Multiple processes sharing the same device: MPI+CUDA

Hi all,

I have multiple processes sharing a single device. Each process involves transferring some data to the GPU followed by a kernel call. I understand that CUDA creates a different context corresponding to each process and that kernels in different context are executed serially. So, I was wondering if the same is true for memory transfers as well?

In other words, Is memory transfer from multiple processes to a GPU executed serially or concurrently?


PCIE bus transfers in a particular direction are always serialized, even when they originate from the same process. I believe transfers in opposite directions can overlap, if you have satisfied the rules for concurrent transfers.

You may want to take a look at CUDA MPS.

Thanks, I’ll look at MPS.

So then, there is no real point of having multiple processes the same device using normal CUDA right? Since the calls will all be executed serially.

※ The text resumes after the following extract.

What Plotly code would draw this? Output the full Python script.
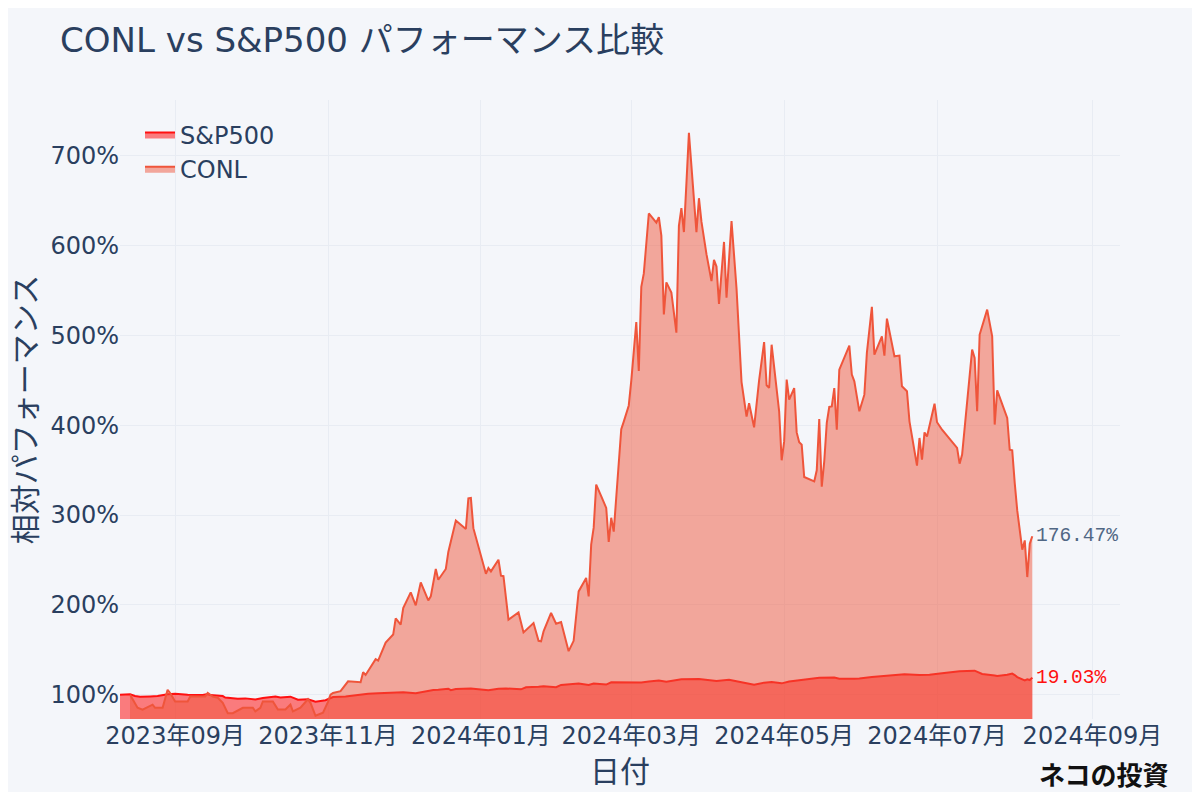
import plotly.graph_objects as go

# S&P500 相対パフォーマンス (%), 2023-08-10 = 100
sp_dates = [
    "2023-08-10", "2023-08-14", "2023-08-16", "2023-08-18", "2023-08-22", "2023-08-24", "2023-08-25",
    "2023-08-29", "2023-08-31", "2023-09-01", "2023-09-06", "2023-09-08", "2023-09-12", "2023-09-14",
    "2023-09-15", "2023-09-20", "2023-09-21", "2023-09-26", "2023-09-29", "2023-10-03", "2023-10-06",
    "2023-10-11", "2023-10-13", "2023-10-17", "2023-10-20", "2023-10-24", "2023-10-27", "2023-10-31",
    "2023-11-02", "2023-11-03", "2023-11-08", "2023-11-10", "2023-11-14", "2023-11-17", "2023-11-21",
    "2023-11-24", "2023-11-30", "2023-12-01", "2023-12-06", "2023-12-08", "2023-12-13", "2023-12-15",
    "2023-12-19", "2023-12-20", "2023-12-22", "2023-12-28", "2023-12-29", "2024-01-02", "2024-01-04",
    "2024-01-08", "2024-01-11", "2024-01-17", "2024-01-19", "2024-01-24", "2024-01-26", "2024-01-31",
    "2024-02-02", "2024-02-09", "2024-02-13", "2024-02-15", "2024-02-20", "2024-02-22", "2024-02-29",
    "2024-03-05", "2024-03-08", "2024-03-12", "2024-03-15", "2024-03-21", "2024-03-28", "2024-04-04",
    "2024-04-09", "2024-04-12", "2024-04-15", "2024-04-19", "2024-04-23", "2024-04-26", "2024-04-30",
    "2024-05-03", "2024-05-08", "2024-05-15", "2024-05-21", "2024-05-23", "2024-05-29", "2024-05-31",
    "2024-06-05", "2024-06-12", "2024-06-18", "2024-06-24", "2024-06-28", "2024-07-03", "2024-07-10",
    "2024-07-16", "2024-07-19", "2024-07-24", "2024-07-25", "2024-07-29", "2024-07-31", "2024-08-01",
    "2024-08-02", "2024-08-05", "2024-08-06", "2024-08-07", "2024-08-08",
]
sp_values = [
    100.0, 100.47, 98.56, 97.78, 98.18, 97.93, 98.59,
    100.64, 100.87, 101.05, 99.93, 99.75, 99.84, 100.81,
    99.59, 98.51, 96.89, 95.63, 95.95, 94.64, 96.41,
    97.94, 96.84, 97.86, 94.52, 95.05, 92.14, 93.85,
    96.62, 97.53, 98.07, 98.80, 100.60, 101.01, 101.55,
    102.03, 102.21, 102.82, 101.80, 103.03, 105.33, 105.60,
    106.70, 105.14, 106.40, 107.04, 106.74, 106.13, 104.92,
    106.59, 106.97, 106.05, 108.30, 108.94, 109.45, 108.43,
    110.96, 112.48, 110.84, 112.55, 111.34, 113.83, 114.04,
    113.65, 114.65, 115.81, 114.51, 117.29, 117.58, 115.18,
    116.58, 114.65, 113.27, 111.15, 113.47, 114.12, 112.68,
    114.75, 116.09, 118.78, 119.08, 117.88, 117.86, 118.10,
    119.81, 121.31, 122.79, 121.91, 122.19, 123.90, 126.07,
    126.82, 123.19, 121.44, 120.82, 122.26, 123.57, 121.88,
    119.64, 116.06, 117.26, 116.35, 119.03,
]

# CONL 相対パフォーマンス (%)
conl_dates = [
    "2023-08-14", "2023-08-17", "2023-08-19", "2023-08-22", "2023-08-23", "2023-08-24", "2023-08-27",
    "2023-08-29", "2023-08-30", "2023-09-01", "2023-09-06", "2023-09-07", "2023-09-11", "2023-09-13",
    "2023-09-14", "2023-09-16", "2023-09-18", "2023-09-20", "2023-09-22", "2023-09-24", "2023-09-28",
    "2023-10-02", "2023-10-03", "2023-10-05", "2023-10-06", "2023-10-10", "2023-10-12", "2023-10-15",
    "2023-10-17", "2023-10-18", "2023-10-21", "2023-10-24", "2023-10-25", "2023-10-27", "2023-10-30",
    "2023-11-01", "2023-11-02", "2023-11-03", "2023-11-06", "2023-11-07", "2023-11-09", "2023-11-14",
    "2023-11-15", "2023-11-16", "2023-11-20", "2023-11-21", "2023-11-24", "2023-11-27", "2023-11-28",
    "2023-11-30", "2023-12-01", "2023-12-04", "2023-12-06", "2023-12-08", "2023-12-11", "2023-12-12",
    "2023-12-14", "2023-12-15", "2023-12-18", "2023-12-19", "2023-12-22", "2023-12-26", "2023-12-27",
    "2023-12-28", "2023-12-29", "2024-01-03", "2024-01-04", "2024-01-05", "2024-01-08", "2024-01-09",
    "2024-01-10", "2024-01-12", "2024-01-16", "2024-01-18", "2024-01-22", "2024-01-24", "2024-01-25",
    "2024-01-26", "2024-01-29", "2024-01-31", "2024-02-02", "2024-02-05", "2024-02-07", "2024-02-09",
    "2024-02-12", "2024-02-13", "2024-02-14", "2024-02-15", "2024-02-16", "2024-02-18", "2024-02-20",
    "2024-02-21", "2024-02-22", "2024-02-23", "2024-02-24", "2024-02-25", "2024-02-26", "2024-02-27",
    "2024-02-29", "2024-03-01", "2024-03-03", "2024-03-04", "2024-03-05", "2024-03-06", "2024-03-08",
    "2024-03-11", "2024-03-12", "2024-03-13", "2024-03-14", "2024-03-15", "2024-03-17", "2024-03-19",
    "2024-03-20", "2024-03-21", "2024-03-22", "2024-03-23", "2024-03-24", "2024-03-27", "2024-03-28",
    "2024-03-29", "2024-03-31", "2024-04-02", "2024-04-03", "2024-04-04", "2024-04-05", "2024-04-07",
    "2024-04-08", "2024-04-10", "2024-04-12", "2024-04-14", "2024-04-16", "2024-04-17", "2024-04-19",
    "2024-04-21", "2024-04-23", "2024-04-24", "2024-04-25", "2024-04-26", "2024-04-29", "2024-04-30",
    "2024-05-01", "2024-05-02", "2024-05-03", "2024-05-05", "2024-05-06", "2024-05-07", "2024-05-08",
    "2024-05-09", "2024-05-13", "2024-05-14", "2024-05-15", "2024-05-16", "2024-05-17", "2024-05-18",
    "2024-05-19", "2024-05-20", "2024-05-21", "2024-05-22", "2024-05-23", "2024-05-27", "2024-05-28",
    "2024-05-29", "2024-05-31", "2024-06-02", "2024-06-03", "2024-06-05", "2024-06-06", "2024-06-09",
    "2024-06-10", "2024-06-11", "2024-06-13", "2024-06-14", "2024-06-16", "2024-06-17", "2024-06-19",
    "2024-06-20", "2024-06-23", "2024-06-24", "2024-06-25", "2024-06-26", "2024-06-27", "2024-06-30",
    "2024-07-01", "2024-07-03", "2024-07-09", "2024-07-10", "2024-07-11", "2024-07-13", "2024-07-15",
    "2024-07-16", "2024-07-17", "2024-07-18", "2024-07-21", "2024-07-23", "2024-07-24", "2024-07-25",
    "2024-07-29", "2024-07-30", "2024-07-31", "2024-08-01", "2024-08-02", "2024-08-04", "2024-08-05",
    "2024-08-06", "2024-08-07", "2024-08-08",
]
conl_values = [
    100.0, 85.5, 83.5, 87.0, 89.0, 85.5, 85.5,
    105.5, 102.0, 92.5, 92.5, 98.0, 98.0, 98.0,
    102.0, 98.0, 96.7, 91.0, 79.5, 79.5, 85.5,
    85.5, 81.5, 85.5, 92.5, 92.5, 83.5, 83.5,
    89.0, 81.5, 85.5, 95.0, 91.0, 76.6, 80.0,
    92.0, 100.0, 102.0, 104.0, 107.5, 115.0, 114.0,
    125.0, 122.0, 139.6, 138.0, 158.0, 167.0, 185.0,
    178.0, 196.5, 214.0, 199.5, 225.0, 205.0, 209.5,
    240.0, 228.0, 240.0, 259.0, 294.0, 284.5, 318.6,
    319.0, 285.4, 234.7, 241.0, 237.3, 250.3, 232.5,
    232.0, 183.5, 191.6, 169.4, 179.8, 160.0, 159.4,
    170.5, 191.0, 179.0, 181.0, 148.5, 160.0, 215.0,
    230.0, 209.5, 267.0, 286.0, 334.0, 321.0, 308.0,
    270.0, 297.0, 281.6, 320.0, 366.7, 395.6, 404.0,
    422.0, 449.6, 514.8, 460.3, 554.0, 569.0, 635.7,
    625.6, 631.5, 611.0, 523.3, 559.0, 547.8, 503.0,
    622.0, 641.6, 615.0, 669.5, 725.4, 615.0, 652.7,
    626.5, 590.4, 560.5, 584.0, 576.6, 535.0, 604.0,
    542.0, 627.2, 552.0, 448.0, 409.6, 424.5, 397.7,
    450.0, 492.5, 444.5, 441.5, 489.6, 415.5, 361.0,
    382.0, 450.8, 428.5, 441.4, 392.0, 381.0, 378.4,
    342.4, 337.5, 349.8, 407.0, 331.6, 360.0, 402.6,
    420.4, 421.0, 441.4, 395.0, 461.9, 488.6, 456.3,
    448.9, 415.5, 434.0, 480.5, 531.7, 478.6, 499.0,
    477.5, 518.7, 487.8, 476.7, 477.5, 443.4, 437.8,
    404.3, 355.0, 385.8, 361.7, 392.0, 387.5, 424.0,
    403.3, 395.0, 374.7, 357.2, 367.3, 426.6, 484.2,
    474.9, 415.5, 500.9, 528.7, 499.0, 400.7, 438.8,
    408.2, 372.8, 372.0, 335.6, 305.2, 261.5, 271.8,
    231.0, 268.0, 276.47,
]

sp_return = 19.03
conl_return = 176.47

font_main = "DejaVu Sans, Noto Sans CJK JP, sans-serif"
text_color = "#2a3f5f"
bg = "#F4F6FA"
grid = "#E8ECF3"

fig = go.Figure()

fig.add_trace(go.Scatter(
    x=sp_dates, y=sp_values, name="S&P500", mode="lines",
    line=dict(color="#FF1010", width=2),
    fill="tozeroy", fillcolor="rgba(255,0,0,0.5)",
))

fig.add_trace(go.Scatter(
    x=conl_dates, y=conl_values, name="CONL", mode="lines",
    line=dict(color="#EF553B", width=2),
    fill="tozeroy", fillcolor="rgba(239,85,59,0.5)",
))

# 最終リターンのラベル
fig.add_annotation(
    x=conl_dates[-1], y=conl_values[-1], text=f"{conl_return:.2f}%",
    showarrow=False, xanchor="left", xshift=2,
    font=dict(family="Liberation Mono", size=19.5, color="#506784"),
)
fig.add_annotation(
    x=sp_dates[-1], y=sp_values[-1], text=f"{sp_return:.2f}%",
    showarrow=False, xanchor="left", xshift=2,
    font=dict(family="Liberation Mono", size=19.5, color="#FF1010"),
)

# 透かし
fig.add_annotation(
    xref="paper", yref="paper", x=1.05, y=-0.088,
    text="<b>ネコの投資</b>", showarrow=False, xanchor="right", yanchor="middle",
    font=dict(family="Noto Sans CJK JP", size=26, color="#111111"),
)

fig.update_layout(
    width=1184, height=784,
    title=dict(text="CONL vs S&P500 パフォーマンス比較", x=0.044, xanchor="left",
               y=0.959, yanchor="middle", font=dict(size=34, color=text_color)),
    font=dict(family=font_main, size=24, color=text_color),
    paper_bgcolor=bg, plot_bgcolor=bg,
    margin=dict(l=112, r=72, t=92, b=73),
    showlegend=True,
    legend=dict(x=0.02, y=0.98, xanchor="left", yanchor="top",
                bgcolor="rgba(0,0,0,0)", font=dict(size=24)),
    xaxis=dict(
        type="date", range=["2023-08-10", "2024-09-12"],
        tickformat="%Y年%m月", dtick="M2", automargin=False,
        title=dict(text="日付", font=dict(size=30), standoff=11),
        gridcolor=grid, showline=False, zeroline=False,
    ),
    yaxis=dict(
        range=[73, 762], dtick=100, ticksuffix="%", automargin=False,
        title=dict(text="相対パフォーマンス", font=dict(size=30)),
        gridcolor=grid, showline=False, zeroline=False,
    ),
)

fig.write_html("out.html")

It certainly simplifies mattes if you only have one process (less space used for contexts, potential for overlapping kernels). You lose memory protection of course.
PCIe transfers in opposite direction can overlap if you use Tesla or Quadro cards. On GeForce cards you can program around that issue by using cudaMemcpy() for one direction and mapped (aka zerocopy) memory and a custom kernel for the other. But you’d still need the kernels to be in the same context, i.e. come from the same process.